OLYMPIA, Wash. - Students at The Evergreen State College are gaining rare access to professional scientific equipment thanks to a major federal investment aimed at strengthening STEM education. This funding was made possible through a Congressionally Directed Spending appropriation championed by U.S. Senator Patty Murray (D-WA), who at the time served as Chair of the Senate Appropriations Committee. The new instruments, which are now installed in laboratories, forests, and waterways across campus, allow undergraduate students to work directly with the same technology used by researchers, environmental agencies, and industry laboratories around the world.
At many universities, equipment of this caliber is typically reserved for graduate students or faculty-led research. At Evergreen, undergraduate students are trained to use the instruments themselves, earning certifications that allow them to operate the tools independently for coursework, research projects, and senior capstones.
Looking at the Invisible
One of the most striking additions is a powerful electron microscope, capable of magnifying our view of objects more than a million times. With it, students can examine the microscopic structures of everything from fungal spores and plant tissues to mineral grains and advanced materials.
Unlike traditional microscopes, which rely on light, electron microscopes reveal structures at the scale of billionths of a meter, opening a window into the hidden architecture of cells, microbes, and materials. Students can also analyze the chemical makeup of samples at the same time, helping them understand not just what something looks like, but what it’s made of.
Additional equipment allows delicate samples like plant tissues, fungi, or aquatic microbes to be flash-frozen before imaging, so they can be studied in a state that closely resembles how they exist in nature.
Tools Used by Chemists and Forensic Scientists
Evergreen also expanded its chemical analysis laboratory with instruments that help scientists identify unknown substances and study how molecules behave. Students can now work with systems that:
- Determine the structure of molecules, an essential step in drug development and biochemistry.

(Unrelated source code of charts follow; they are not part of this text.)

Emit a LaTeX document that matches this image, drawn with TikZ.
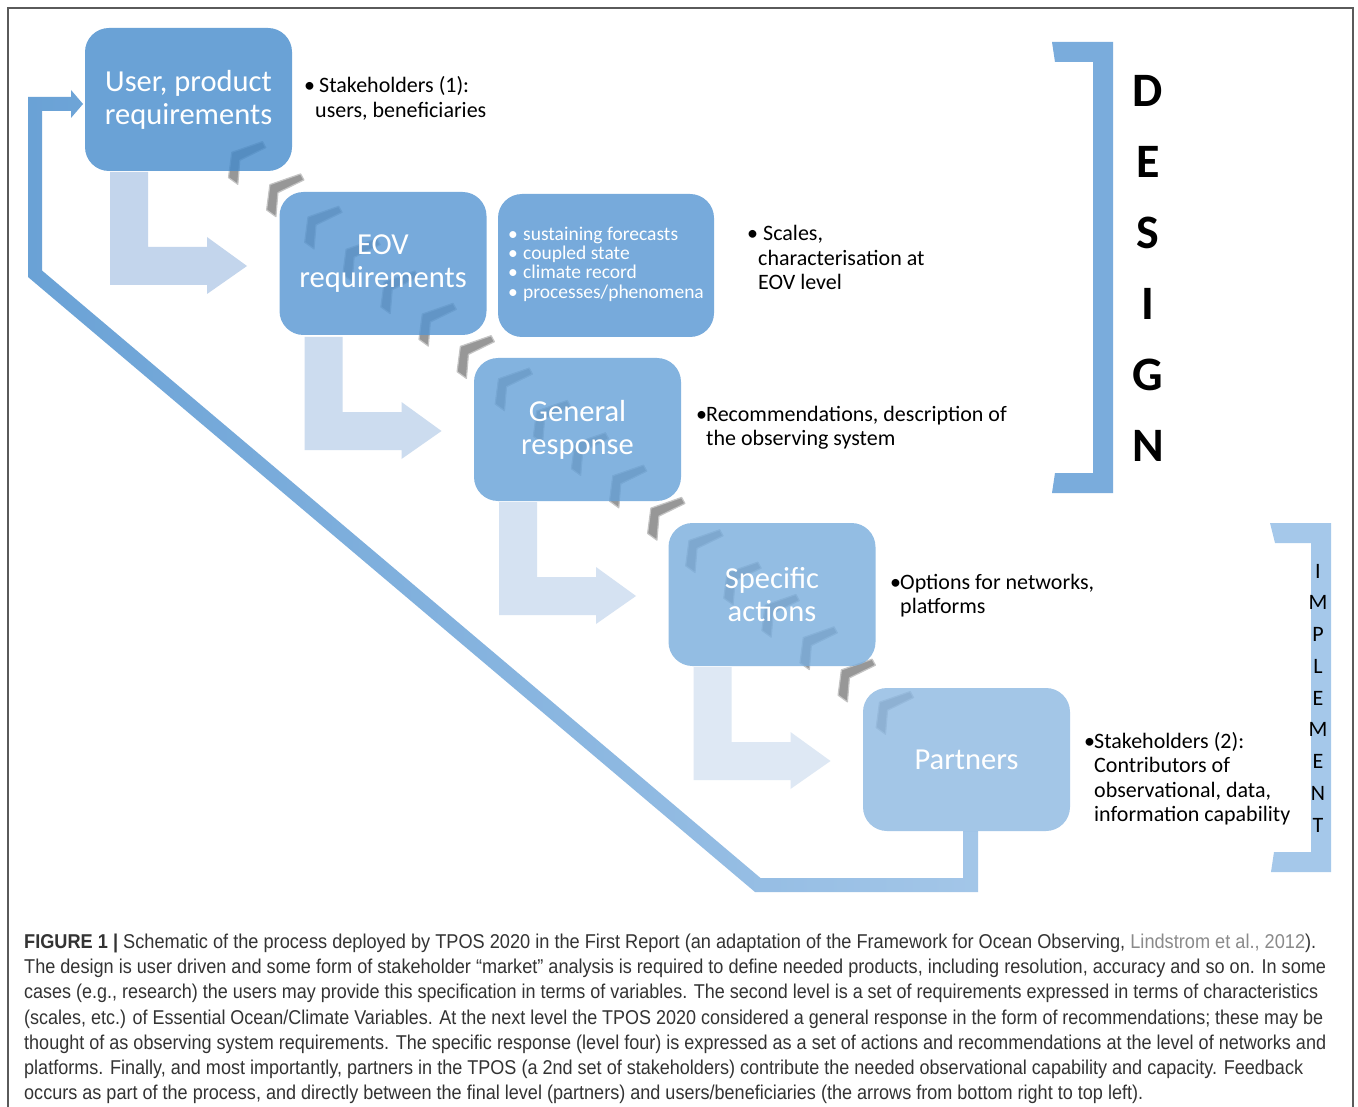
\documentclass[tikz,border=0pt]{standalone}
\usepackage{fontspec}
\usepackage{graphicx}
\setmainfont{Carlito}
\newfontfamily\capfont{Liberation Sans}
\definecolor{la1}{HTML}{C3D5EC}
\definecolor{la2}{HTML}{CCDCEF}
\definecolor{la3}{HTML}{D5E2F2}
\definecolor{la4}{HTML}{DEE8F4}
\definecolor{b1}{HTML}{458BCC}
\definecolor{b2}{HTML}{5595D2}
\definecolor{b3}{HTML}{65A1D8}
\definecolor{b4}{HTML}{78ADDD}
\definecolor{b5}{HTML}{8CB8E2}
\definecolor{fbA}{HTML}{6AA2D6}
\definecolor{fbB}{HTML}{A3C6E8}
\definecolor{brD}{HTML}{7AACDC}
\definecolor{brI}{HTML}{A5C8EA}
\definecolor{chevgray}{HTML}{979797}
\definecolor{chevedge}{HTML}{C4C4C4}
\definecolor{captext}{HTML}{333333}
\definecolor{caplink}{HTML}{8A8A8A}
\definecolor{framecol}{HTML}{5A5A5A}
\newcommand\mybul[1]{\makebox[#1][l]{\textbullet}}
\tikzset{
  box/.style={rounded corners=24pt, minimum width=207pt, minimum height=143pt,
    inner sep=0pt, fill opacity=0.8, text opacity=1, text=white,
    font=\fontsize{30.5}{33}\selectfont, align=center},
  side/.style={anchor=base west, inner sep=0pt, font=\fontsize{22}{24.5}\selectfont},
  chev/.style={fill=chevgray, draw=chevedge, line width=1.2pt, line join=round},
  letD/.style={inner sep=0pt, font=\fontsize{48}{48}\selectfont\bfseries},
  letI/.style={inner sep=0pt, font=\fontsize{22}{22}\selectfont},
  capline/.style={anchor=base west, inner sep=0pt, text=captext, font=\capfont\fontsize{20}{24}\selectfont},
}
\begin{document}
\begin{tikzpicture}[x=1pt,y=-1pt]
\useasboundingbox (0,0) rectangle (1358,1107);
\fill[white] (0,0) rectangle (1358,1107);
% frame
\draw[framecol, line width=1.3pt] (8,1107) -- (8,8) -- (1353,8) -- (1353,1107);

% light L-shaped process arrows
\foreach \i/\c in {0/la1,1/la2,2/la3,3/la4}{
  \begin{scope}[shift={(85+194.5*\i,27+165*\i)}]
    \fill[\c] (25,145)--(63,145)--(63,220)--(122,220)--(122,210)--(162,239)
      --(122,267)--(122,258)--(25,258)--cycle;
  \end{scope}
}

% feedback arrow
\shade[left color=fbA, right color=fbB]
  (978,831)--(978,892)--(755,892)--(28,277)--(28,97)--(71,97)--(71,90)
  --(83,104)--(71,118)--(71,111)--(42,111)--(42,270.5)--(760.5,878)
  --(963,878)--(963,831)--cycle;

% chevrons
\foreach \j in {-2,...,15}{
  \filldraw[chev, shift={(308+38.1*\j,217+32.35*\j)}]
    (0,0)--(30.7,-10.7)--(34,-4.7)--(8,8)--(6,32)--(-3.3,25.3)--cycle;
}

% boxes
\node[box, fill=b1] (ur) at (188.5,99.5) {User, product\\requirements};
\node[box, fill=b2] (eov) at (383,263.5) {EOV\\requirements};
\node[box, fill=b2, minimum width=216pt] (lst) at (606,265.5)
  {\fontsize{19.5}{19}\selectfont\begin{tabular}{@{}l@{}}
   \mybul{15pt}sustaining forecasts\\
   \mybul{15pt}coupled state\\
   \mybul{15pt}climate record\\
   \mybul{15pt}processes/phenomena\end{tabular}};
\node[box, fill=b3] (gr) at (577.5,429.5) {General\\response};
\node[box, fill=b4] (sa) at (772,594.5) {Specific\\actions};
\node[box, fill=b5] (pa) at (966.5,759.5) {Partners};

% side texts
\node[side] (t1) at (304,93) {\begin{tabular}[t]{@{}l@{}}
  \mybul{15pt}Stakeholders (1):\\ \hspace*{11pt}users, beneficiaries\end{tabular}};
\node[side] (t2) at (747,241) {\begin{tabular}[t]{@{}l@{}}
  \mybul{16pt}Scales,\\ \hspace*{11pt}characterisation at\\ \hspace*{11pt}EOV level\end{tabular}};
\node[side] (t3) at (696,421) {\begin{tabular}[t]{@{}l@{}}
  \mybul{10pt}Recommendations, description of\\ \hspace*{10pt}the observing system\end{tabular}};
\node[side] (t4) at (890,589) {\begin{tabular}[t]{@{}l@{}}
  \mybul{10pt}Options for networks,\\ \hspace*{10pt}platforms\end{tabular}};
\node[side] (t5) at (1084,748) {\begin{tabular}[t]{@{}l@{}}
  \mybul{10pt}Stakeholders (2):\\ \hspace*{10pt}Contributors of\\ \hspace*{10pt}observational, data,\\ \hspace*{10pt}information capability\end{tabular}};

% DESIGN bracket
\fill[brD] (1052,42)--(1113,42)--(1113,493)--(1052,493)--(1055,473)--(1093,473)
  --(1093,62)--(1055,62)--cycle;
\foreach \l [count=\k from 0] in {D,E,S,I,G,N}{
  \node[letD] (d\k) at (1148,91+71*\k) {\l};
}

% IMPLEMENT bracket
\fill[brI] (1270,523)--(1331,523)--(1331,872)--(1271,872)--(1274,852)--(1311,852)
  --(1311,543)--(1275,543)--cycle;
\foreach \l [count=\k from 0] in {I,M,P,L,E,M,E,N,T}{
  \node[letI] (i\k) at (1318,571+31.75*\k) {\l};
}

% caption
\node[capline] (c1) at (24,948.5) {\resizebox{1292pt}{\height}{{\bfseries FIGURE 1 |} Schematic of the process deployed by TPOS 2020 in the First Report (an adaptation of the Framework for Ocean Observing, {\color{caplink}Lindstrom et al., 2012}).}};
\node[capline] (c2) at (24,973.7) {\resizebox{1302pt}{\height}{The design is user driven and some form of stakeholder “market” analysis is required to define needed products, including resolution, accuracy and so on. In some}};
\node[capline] (c3) at (24,998.9) {\resizebox{1294pt}{\height}{cases (e.g., research) the users may provide this specification in terms of variables. The second level is a set of requirements expressed in terms of characteristics}};
\node[capline] (c4) at (24,1024.1) {\resizebox{1299pt}{\height}{(scales, etc.) of Essential Ocean/Climate Variables. At the next level the TPOS 2020 considered a general response in the form of recommendations; these may be}};
\node[capline] (c5) at (24,1049.3) {\resizebox{1302pt}{\height}{thought of as observing system requirements. The specific response (level four) is expressed as a set of actions and recommendations at the level of networks and}};
\node[capline] (c6) at (24,1074.5) {\resizebox{1279pt}{\height}{platforms. Finally, and most importantly, partners in the TPOS (a 2nd set of stakeholders) contribute the needed observational capability and capacity. Feedback}};
\node[capline] (c7) at (24,1099.7) {\resizebox{1119pt}{\height}{occurs as part of the process, and directly between the final level (partners) and users/beneficiaries (the arrows from bottom right to top left).}};
\end{tikzpicture}
\end{document}
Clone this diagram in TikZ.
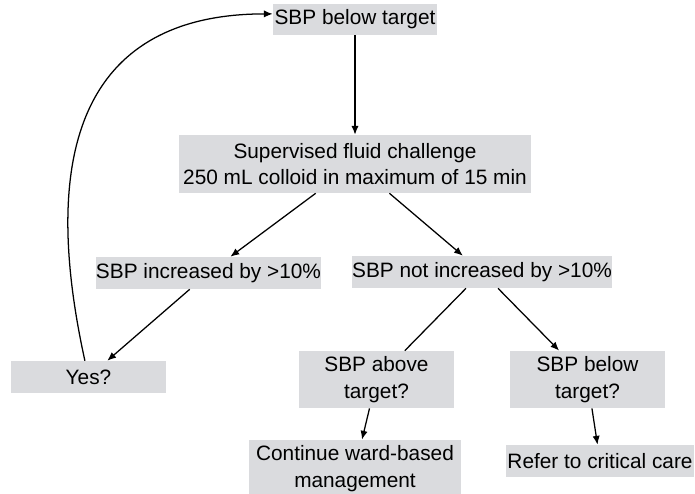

- Separate and identify chemicals in complex mixtures, similar to how forensic labs analyze evidence or how environmental scientists detect pollutants in water.
- Measure extremely small amounts of metals and elements, even at parts-per-trillion concentrations, to help study water quality, geology, or human health.
These tools allow students to investigate questions such as whether local waterways contain pollutants, what compounds create flavors in food, or how scientists confirm the structure of a new pharmaceutical compound.
Turning Campus into a Living Environmental Laboratory
The forests, streams, and wetlands surrounding Evergreen are also becoming a powerful research site thanks to a network of new environmental monitoring systems.
Sensors installed across campus waterways measure conditions such as temperature, oxygen levels, and water clarity around the clock. Students learn how to deploy and maintain these instruments while collecting long-term environmental data that can reveal trends related to climate change, land use, and ecosystem health.
Additional field equipment helps students measure stream flow, map research sites with high-precision GPS technology, and monitor soil moisture and forest canopy density. Together, these tools allow students to study the health of watersheds and forests in real time.
Exploring the Carbon Cycle
Another set of instruments focuses on one of the most urgent scientific challenges today: understanding how carbon moves through ecosystems and the atmosphere.
Students can now measure how much carbon dioxide forests absorb from the air, how plants exchange gases through their leaves, and how soil microbes release and absorb greenhouse gases. These measurements help scientists understand the role forests and soils play in the global climate system.
A Unique Mycology Laboratory
Evergreen’s nationally recognized mycology program also received new equipment that allows students to grow, study, and experiment with fungi in a controlled laboratory environment.
Specialized workspaces ensure sterile conditions for cultivating fungal cultures, while instruments allow students to measure growth rates, enzyme activity, and other biological processes across dozens of samples at once. Environmental growth chambers can recreate the precise conditions needed for mushrooms to develop, allowing students to study how fungi respond to different environments.
Drones for Science, Mapping, and Storytelling
The grant also supported a fleet of drones used across environmental science, mapping, and media programs. Students train on multiple platforms ranging from beginner training drones to professional systems used for environmental surveys and aerial cinematography.
These drones can capture high-resolution imagery, measure plant health using specialized sensors, build 3-D landscape maps, and record broadcast-quality aerial video for documentary and storytelling projects.
Learning Science by Doing
Together, these instruments represent a significant expansion of Evergreen’s hands-on approach to science education.
Through structured training programs, students learn how to safely operate the equipment and interpret the data it produces. Many go on to use these tools in independent research projects or bring their experience into graduate school and scientific careers.
The equipment was funded through a federal investment designed to strengthen science education infrastructure and expand opportunities for students pursuing careers in STEM fields. All of us at Evergreen are deeply grateful to Senator Murray and her office for their commitment to supporting scientific research and higher education in Washington state.